1 million more UK manufacturing and hi-tech jobs needed by 2030

Posted on 13 Dec 2018 by The Manufacturer

A new report from the Trades Union Congress (TUC) says the UK has two decades to prepare for the full impact of digitalisation. It proposes the creation of 1 million more manufacturing jobs to deal with the rapid technological changes.

Frances O'Grady (middle): “We need a local industrial strategy for every town that has been held back. We need to train workers in the skills needed for tomorrow’s high-tech industries" - image courtesy of Jess Hurd.
Frances O’Grady (middle): “We need a local industrial strategy for every town that has been held back. We need to train workers in the skills needed for tomorrow’s high-tech industries” – image courtesy of Jess Hurd.

The call comes in a new TUC report on the Industrial Strategy – All Tomorrow’s Jobs, which says that Britain has two decades to prepare for the full impact of digitalisation.

It says that sustainable industry and green technology could help deliver a significant number of the extra manufacturing jobs and that a more far-sighted industrial strategy could help manufacturing cope with the coming technological changes.

The report sets out five policy priorities to deliver its aims. These include using the Industrial Strategy Challenge Fund to create manufacturing employment; offering skills training to those ‘at risk of industrial disruption;’ greater trade union representation on the Industrial Strategy Council and on Sector Deals; using Local Economic Partnerships (LEPs) to develop local growth strategies, and keeping the UK in the EU single market and customs union.

TUC general secretary Frances O’Grady says businesses, government and trade unions should work together to strengthen British manufacturing and high-tech industries. She says:

“We need a local industrial strategy for every town that has been held back. We need to train workers in the skills needed for tomorrow’s high-tech industries.
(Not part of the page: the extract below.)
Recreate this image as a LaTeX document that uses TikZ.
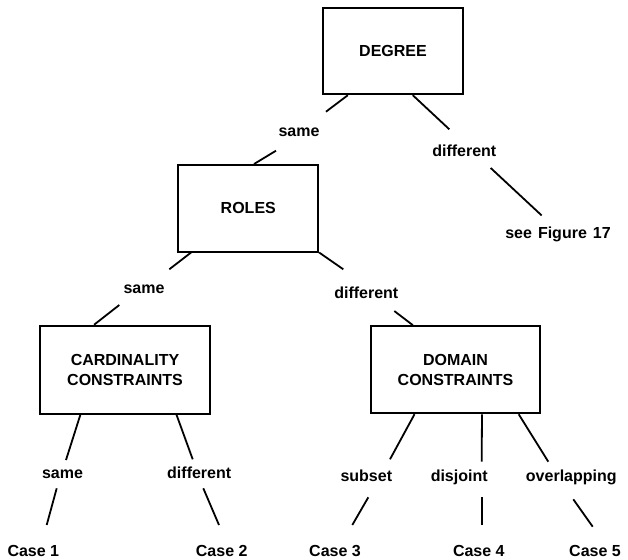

And we need a Brexit deal that protects jobs – we are open to alternatives, but the best option currently looks like being in the single market and customs union.”

The TUC want greater investment in AI and green technology, and more emphasis on skills training with the aim of making the UK a Top 5 digital economy by 2030 - image courtesy of Jess Hurd.
The TUC want greater investment in AI and green technology, and more emphasis on skills training to enable the UK to become a top five digital economy by 2030 – image courtesy of Jess Hurd.
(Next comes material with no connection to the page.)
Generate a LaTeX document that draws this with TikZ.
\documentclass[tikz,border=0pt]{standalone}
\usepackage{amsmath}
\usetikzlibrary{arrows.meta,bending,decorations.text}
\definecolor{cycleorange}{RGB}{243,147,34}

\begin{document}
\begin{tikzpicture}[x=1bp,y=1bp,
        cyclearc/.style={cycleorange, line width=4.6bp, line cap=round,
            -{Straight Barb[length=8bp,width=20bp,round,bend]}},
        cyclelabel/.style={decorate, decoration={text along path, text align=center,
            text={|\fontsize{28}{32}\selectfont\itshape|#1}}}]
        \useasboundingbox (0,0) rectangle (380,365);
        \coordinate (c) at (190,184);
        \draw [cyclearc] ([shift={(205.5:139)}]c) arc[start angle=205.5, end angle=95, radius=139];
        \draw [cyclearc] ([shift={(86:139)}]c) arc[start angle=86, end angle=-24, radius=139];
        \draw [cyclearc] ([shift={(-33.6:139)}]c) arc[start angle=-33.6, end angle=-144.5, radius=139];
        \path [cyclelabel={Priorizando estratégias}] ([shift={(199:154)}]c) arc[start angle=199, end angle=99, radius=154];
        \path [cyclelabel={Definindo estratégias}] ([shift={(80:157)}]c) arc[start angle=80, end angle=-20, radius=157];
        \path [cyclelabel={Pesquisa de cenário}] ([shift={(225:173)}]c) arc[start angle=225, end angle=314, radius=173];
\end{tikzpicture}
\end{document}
The TUC says successive British governments have allowed the manufacturing sector to decline in the belief that low-cost economies would cause the British manufacturing industry to lose any real value, and that the financial sector offered richer pickings.

The report says it “wished to test those assumptions,” and calls for, among other things, greater investment in Artificial Intelligence and greater emphasis on skills training, to accelerate productivity improvements and make the UK a top five digital economy by 2030.

By the same date, the TUC wants 50% of energy coming from renewable sources. It recommends investing clean technology in disadvantaged communities to help revive them, and to create a more sustainable manufacturing sector.

A more prominent role for trade unions is also recommended. The TUC point to how the relationships between German businesses and German trade unions are a noble example in how unions and employers cooperate to maximise the benefits and minimise risks brought by the Fourth Industrial Revolution.

They note that: “German unions are engaged with their government and with employers on how to maximise the benefits, and minimise the risks, of the fourth industrial revolution. Airbus in Germany has negotiated an agreement with its unions which guarantees that no jobs will be lost, and no salaries cut, as a result of this technology.”

Full representation of trade unions on the Industrial Strategy Council and sector deals are recommended. So is a better focus on health and safety. In particular, the TUC are worried that the growing frequency of hybrid jobs, where humans cooperate with a robot or smart system to perform tasks, could cause more psychological problems for workers. As Maximilian Waclawczyk of the German metalworkers’ union, IG Metall writes in the report, “industrial policy is feasible within the meaning of good work and sustainable management.”

More and better skills training must be embraced to prevent low-skilled workers falling behind from the inexorable technological changes taking place. Maddie Scott from EEF, the manufacturers’ organisation, says employee upskilling is highly important to fully realise the benefits of 4IR.

Also, she says, there are not enough people coming into industry to cover those leaving, so companies “must look to the existing capabilities they have in their workforces…in order to make technology implementation a success and ultimately, to achieve their firm’s growth ambitions.”

The “report is about the future of manufacturing employment,” says the TUC. It notes that Britain has a rich industrial heritage and is home to world-class manufacturing companies, such as Rolls-Royce and BAE Systems. “Manufacturing employment has a bright future in the UK,” it remarks, “if guided by an intelligent industrial strategy, supported by employers and unions.”